INSTRUCTIONS TO FOLLOW: Copy the material that follows word for word and omit its pictures.

DATASET EXTRACT:
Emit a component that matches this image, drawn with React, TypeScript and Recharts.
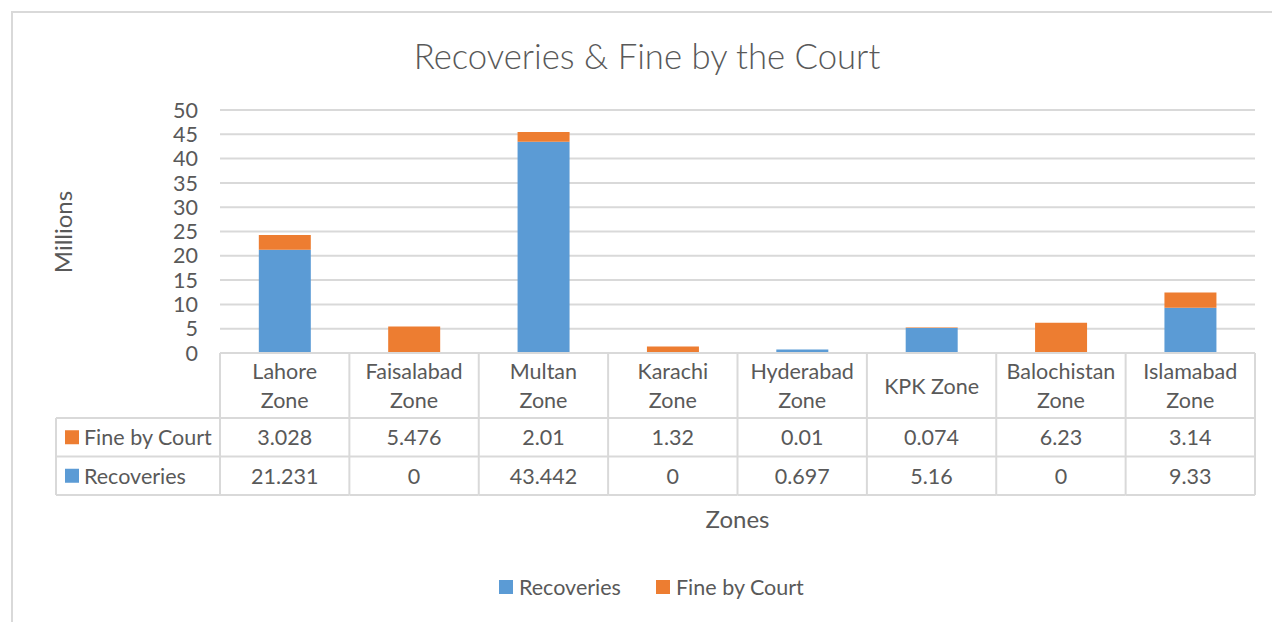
import React from 'react';
import { BarChart, Bar, XAxis, YAxis, CartesianGrid } from 'recharts';

const categories = [
  'Lahore Zone',
  'Faisalabad Zone',
  'Multan Zone',
  'Karachi Zone',
  'Hyderabad Zone',
  'KPK Zone',
  'Balochistan Zone',
  'Islamabad Zone',
];
const recoveries = [21.231, 0, 43.442, 0, 0.697, 5.16, 0, 9.33];
const fineByCourt = [3.028, 5.476, 2.01, 1.32, 0.01, 0.074, 6.23, 3.14];
const yTicks = [0, 5, 10, 15, 20, 25, 30, 35, 40, 45, 50];
const seriesNames = { recoveries: 'Recoveries', fine: 'Fine by Court' };
const titleText = 'Recoveries & Fine by the Court';
const yAxisTitle = 'Millions';
const xAxisTitle = 'Zones';

const data = categories.map((zone, i) => ({
  zone,
  recoveries: recoveries[i],
  fine: fineByCourt[i],
}));

const W = 1272;
const H = 622;
const PLOT_L = 220;
const PLOT_R = 1255;
const PLOT_T = 110;
const PLOT_B = 353;
const HEADER_H = 65;
const ROW_H = 38.5;
const XAXIS_H = HEADER_H + 2 * ROW_H;
const YAXIS_W = 60;
const FONT = 'Lato, sans-serif';
const TEXT = '#595959';
const GRID = '#d9d9d9';
const BLUE = '#5B9BD5';
const ORANGE = '#ED7D31';
const FS = 21.5;
const colW = (PLOT_R - PLOT_L) / categories.length;

function TableTick(props: any) {
  const { x, y, payload } = props;
  const label: string = payload.value;
  const i = categories.indexOf(label);
  const lines = label.length > 8 ? label.split(' ') : [label];
  const left = x - colW / 2;
  const right = x + colW / 2;
  const top = y;
  const r1 = top + HEADER_H;
  const r2 = r1 + ROW_H;
  const r3 = r2 + ROW_H;
  const headCy = top + HEADER_H / 2;
  return (
    <g>
      {i === 0 && <line x1={left} x2={left} y1={top} y2={r3} stroke={GRID} strokeWidth={2} />}
      <line x1={right} x2={right} y1={top} y2={r3} stroke={GRID} strokeWidth={2} />
      <line x1={left} x2={right} y1={r1} y2={r1} stroke={GRID} strokeWidth={2} />
      <line x1={left} x2={right} y1={r2} y2={r2} stroke={GRID} strokeWidth={2} />
      <line x1={left} x2={right} y1={r3} y2={r3} stroke={GRID} strokeWidth={2} />
      {lines.map((ln, k) => (
        <text
          key={k}
          x={x}
          y={headCy + (k - (lines.length - 1) / 2) * 29}
          textAnchor="middle"
          dominantBaseline="central"
          fontFamily={FONT}
          fontSize={FS}
          fill={TEXT}
        >
          {ln}
        </text>
      ))}
      <text x={x} y={r1 + ROW_H / 2} textAnchor="middle" dominantBaseline="central" fontFamily={FONT} fontSize={FS} fill={TEXT}>
        {String(fineByCourt[i])}
      </text>
      <text x={x} y={r2 + ROW_H / 2} textAnchor="middle" dominantBaseline="central" fontFamily={FONT} fontSize={FS} fill={TEXT}>
        {String(recoveries[i])}
      </text>
    </g>
  );
}

export default function App() {
  const r1 = PLOT_B + HEADER_H;
  const r2 = r1 + ROW_H;
  const r3 = r2 + ROW_H;
  const tableLeft = 56;
  return (
    <div style={{ position: 'absolute', left: 0, top: 0, width: W, height: H, overflow: 'hidden', background: '#fff' }}>
      <div
        style={{
          position: 'absolute',
          left: 11,
          top: 11,
          width: W + 20,
          height: H + 20,
          border: `2px solid ${GRID}`,
          boxSizing: 'border-box',
        }}
      />
      <div style={{ position: 'absolute', left: 0, top: 0 }}>
        <BarChart
          width={W}
          height={H}
          data={data}
          margin={{ top: PLOT_T, right: W - PLOT_R, left: PLOT_L - YAXIS_W, bottom: H - PLOT_B - XAXIS_H }}
          barCategoryGap="30%"
        >
          <CartesianGrid vertical={false} stroke={GRID} strokeWidth={2} />
          <YAxis
            width={YAXIS_W}
            domain={[0, 50]}
            ticks={yTicks}
            interval={0}
            axisLine={false}
            tickLine={false}
            tickSize={0}
            tickMargin={22}
            tick={{ fontFamily: FONT, fontSize: FS, fill: TEXT }}
          />
          <XAxis
            dataKey="zone"
            height={XAXIS_H}
            interval={0}
            axisLine={{ stroke: GRID, strokeWidth: 2 }}
            tickLine={false}
            tickSize={0}
            tickMargin={0}
            tick={<TableTick />}
          />
          <Bar dataKey="recoveries" name={seriesNames.recoveries} stackId="a" fill={BLUE} isAnimationActive={false} />
          <Bar dataKey="fine" name={seriesNames.fine} stackId="a" fill={ORANGE} isAnimationActive={false} />
        </BarChart>
      </div>
      <svg width={W} height={H} style={{ position: 'absolute', left: 0, top: 0, pointerEvents: 'none' }}>
        <text x={647} y={55} textAnchor="middle" dominantBaseline="central" fontFamily={FONT} fontWeight={300} fontSize={34.7} fill={TEXT}>
          {titleText}
        </text>
        <text
          x={62}
          y={232}
          textAnchor="middle"
          dominantBaseline="central"
          fontFamily={FONT}
          fontSize={24}
          fill={TEXT}
          transform="rotate(-90 62 232)"
        >
          {yAxisTitle}
        </text>
        <text x={(PLOT_L + PLOT_R) / 2} y={518} textAnchor="middle" dominantBaseline="central" fontFamily={FONT} fontSize={24} fill={TEXT}>
          {xAxisTitle}
        </text>
        {/* left legend column of table */}
        <line x1={tableLeft} x2={PLOT_L} y1={r1} y2={r1} stroke={GRID} strokeWidth={2} />
        <line x1={tableLeft} x2={PLOT_L} y1={r2} y2={r2} stroke={GRID} strokeWidth={2} />
        <line x1={tableLeft} x2={PLOT_L} y1={r3} y2={r3} stroke={GRID} strokeWidth={2} />
        <line x1={tableLeft} x2={tableLeft} y1={r1} y2={r3} stroke={GRID} strokeWidth={2} />
        <rect x={65} y={r1 + ROW_H / 2 - 7} width={14} height={14} fill={ORANGE} />
        <text x={84} y={r1 + ROW_H / 2} dominantBaseline="central" fontFamily={FONT} fontSize={FS} fill={TEXT}>
          {seriesNames.fine}
        </text>
        <rect x={65} y={r2 + ROW_H / 2 - 7} width={14} height={14} fill={BLUE} />
        <text x={84} y={r2 + ROW_H / 2} dominantBaseline="central" fontFamily={FONT} fontSize={FS} fill={TEXT}>
          {seriesNames.recoveries}
        </text>
        {/* bottom legend */}
        <rect x={499} y={580} width={14} height={14} fill={BLUE} />
        <text x={519} y={587} dominantBaseline="central" fontFamily={FONT} fontSize={FS} fill={TEXT}>
          {seriesNames.recoveries}
        </text>
        <rect x={656} y={580} width={14} height={14} fill={ORANGE} />
        <text x={676} y={587} dominantBaseline="central" fontFamily={FONT} fontSize={FS} fill={TEXT}>
          {seriesNames.fine}
        </text>
      </svg>
    </div>
  );
}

RESPONSE TO THIS EXERCISE:
Emit a component that matches this image, drawn with React, TypeScript and Recharts.
import React from 'react';
import { BarChart, Bar, XAxis, YAxis, CartesianGrid } from 'recharts';

const categories = [
  'Lahore Zone',
  'Faisalabad Zone',
  'Multan Zone',
  'Karachi Zone',
  'Hyderabad Zone',
  'KPK Zone',
  'Balochistan Zone',
  'Islamabad Zone',
];
const recoveries = [21.231, 0, 43.442, 0, 0.697, 5.16, 0, 9.33];
const fineByCourt = [3.028, 5.476, 2.01, 1.32, 0.01, 0.074, 6.23, 3.14];
const yTicks = [0, 5, 10, 15, 20, 25, 30, 35, 40, 45, 50];
const seriesNames = { recoveries: 'Recoveries', fine: 'Fine by Court' };
const titleText = 'Recoveries & Fine by the Court';
const yAxisTitle = 'Millions';
const xAxisTitle = 'Zones';

const data = categories.map((zone, i) => ({
  zone,
  recoveries: recoveries[i],
  fine: fineByCourt[i],
}));

const W = 1272;
const H = 622;
const PLOT_L = 220;
const PLOT_R = 1255;
const PLOT_T = 110;
const PLOT_B = 353;
const HEADER_H = 65;
const ROW_H = 38.5;
const XAXIS_H = HEADER_H + 2 * ROW_H;
const YAXIS_W = 60;
const FONT = 'Lato, sans-serif';
const TEXT = '#595959';
const GRID = '#d9d9d9';
const BLUE = '#5B9BD5';
const ORANGE = '#ED7D31';
const FS = 21.5;
const colW = (PLOT_R - PLOT_L) / categories.length;

function TableTick(props: any) {
  const { x, y, payload } = props;
  const label: string = payload.value;
  const i = categories.indexOf(label);
  const lines = label.length > 8 ? label.split(' ') : [label];
  const left = x - colW / 2;
  const right = x + colW / 2;
  const top = y;
  const r1 = top + HEADER_H;
  const r2 = r1 + ROW_H;
  const r3 = r2 + ROW_H;
  const headCy = top + HEADER_H / 2;
  return (
    <g>
      {i === 0 && <line x1={left} x2={left} y1={top} y2={r3} stroke={GRID} strokeWidth={2} />}
      <line x1={right} x2={right} y1={top} y2={r3} stroke={GRID} strokeWidth={2} />
      <line x1={left} x2={right} y1={r1} y2={r1} stroke={GRID} strokeWidth={2} />
      <line x1={left} x2={right} y1={r2} y2={r2} stroke={GRID} strokeWidth={2} />
      <line x1={left} x2={right} y1={r3} y2={r3} stroke={GRID} strokeWidth={2} />
      {lines.map((ln, k) => (
        <text
          key={k}
          x={x}
          y={headCy + (k - (lines.length - 1) / 2) * 29}
          textAnchor="middle"
          dominantBaseline="central"
          fontFamily={FONT}
          fontSize={FS}
          fill={TEXT}
        >
          {ln}
        </text>
      ))}
      <text x={x} y={r1 + ROW_H / 2} textAnchor="middle" dominantBaseline="central" fontFamily={FONT} fontSize={FS} fill={TEXT}>
        {String(fineByCourt[i])}
      </text>
      <text x={x} y={r2 + ROW_H / 2} textAnchor="middle" dominantBaseline="central" fontFamily={FONT} fontSize={FS} fill={TEXT}>
        {String(recoveries[i])}
      </text>
    </g>
  );
}

export default function App() {
  const r1 = PLOT_B + HEADER_H;
  const r2 = r1 + ROW_H;
  const r3 = r2 + ROW_H;
  const tableLeft = 56;
  return (
    <div style={{ position: 'absolute', left: 0, top: 0, width: W, height: H, overflow: 'hidden', background: '#fff' }}>
      <div
        style={{
          position: 'absolute',
          left: 11,
          top: 11,
          width: W + 20,
          height: H + 20,
          border: `2px solid ${GRID}`,
          boxSizing: 'border-box',
        }}
      />
      <div style={{ position: 'absolute', left: 0, top: 0 }}>
        <BarChart
          width={W}
          height={H}
          data={data}
          margin={{ top: PLOT_T, right: W - PLOT_R, left: PLOT_L - YAXIS_W, bottom: H - PLOT_B - XAXIS_H }}
          barCategoryGap="30%"
        >
          <CartesianGrid vertical={false} stroke={GRID} strokeWidth={2} />
          <YAxis
            width={YAXIS_W}
            domain={[0, 50]}
            ticks={yTicks}
            interval={0}
            axisLine={false}
            tickLine={false}
            tickSize={0}
            tickMargin={22}
            tick={{ fontFamily: FONT, fontSize: FS, fill: TEXT }}
          />
          <XAxis
            dataKey="zone"
            height={XAXIS_H}
            interval={0}
            axisLine={{ stroke: GRID, strokeWidth: 2 }}
            tickLine={false}
            tickSize={0}
            tickMargin={0}
            tick={<TableTick />}
          />
          <Bar dataKey="recoveries" name={seriesNames.recoveries} stackId="a" fill={BLUE} isAnimationActive={false} />
          <Bar dataKey="fine" name={seriesNames.fine} stackId="a" fill={ORANGE} isAnimationActive={false} />
        </BarChart>
      </div>
      <svg width={W} height={H} style={{ position: 'absolute', left: 0, top: 0, pointerEvents: 'none' }}>
        <text x={647} y={55} textAnchor="middle" dominantBaseline="central" fontFamily={FONT} fontWeight={300} fontSize={34.7} fill={TEXT}>
          {titleText}
        </text>
        <text
          x={62}
          y={232}
          textAnchor="middle"
          dominantBaseline="central"
          fontFamily={FONT}
          fontSize={24}
          fill={TEXT}
          transform="rotate(-90 62 232)"
        >
          {yAxisTitle}
        </text>
        <text x={(PLOT_L + PLOT_R) / 2} y={518} textAnchor="middle" dominantBaseline="central" fontFamily={FONT} fontSize={24} fill={TEXT}>
          {xAxisTitle}
        </text>
        {/* left legend column of table */}
        <line x1={tableLeft} x2={PLOT_L} y1={r1} y2={r1} stroke={GRID} strokeWidth={2} />
        <line x1={tableLeft} x2={PLOT_L} y1={r2} y2={r2} stroke={GRID} strokeWidth={2} />
        <line x1={tableLeft} x2={PLOT_L} y1={r3} y2={r3} stroke={GRID} strokeWidth={2} />
        <line x1={tableLeft} x2={tableLeft} y1={r1} y2={r3} stroke={GRID} strokeWidth={2} />
        <rect x={65} y={r1 + ROW_H / 2 - 7} width={14} height={14} fill={ORANGE} />
        <text x={84} y={r1 + ROW_H / 2} dominantBaseline="central" fontFamily={FONT} fontSize={FS} fill={TEXT}>
          {seriesNames.fine}
        </text>
        <rect x={65} y={r2 + ROW_H / 2 - 7} width={14} height={14} fill={BLUE} />
        <text x={84} y={r2 + ROW_H / 2} dominantBaseline="central" fontFamily={FONT} fontSize={FS} fill={TEXT}>
          {seriesNames.recoveries}
        </text>
        {/* bottom legend */}
        <rect x={499} y={580} width={14} height={14} fill={BLUE} />
        <text x={519} y={587} dominantBaseline="central" fontFamily={FONT} fontSize={FS} fill={TEXT}>
          {seriesNames.recoveries}
        </text>
        <rect x={656} y={580} width={14} height={14} fill={ORANGE} />
        <text x={676} y={587} dominantBaseline="central" fontFamily={FONT} fontSize={FS} fill={TEXT}>
          {seriesNames.fine}
        </text>
      </svg>
    </div>
  );
}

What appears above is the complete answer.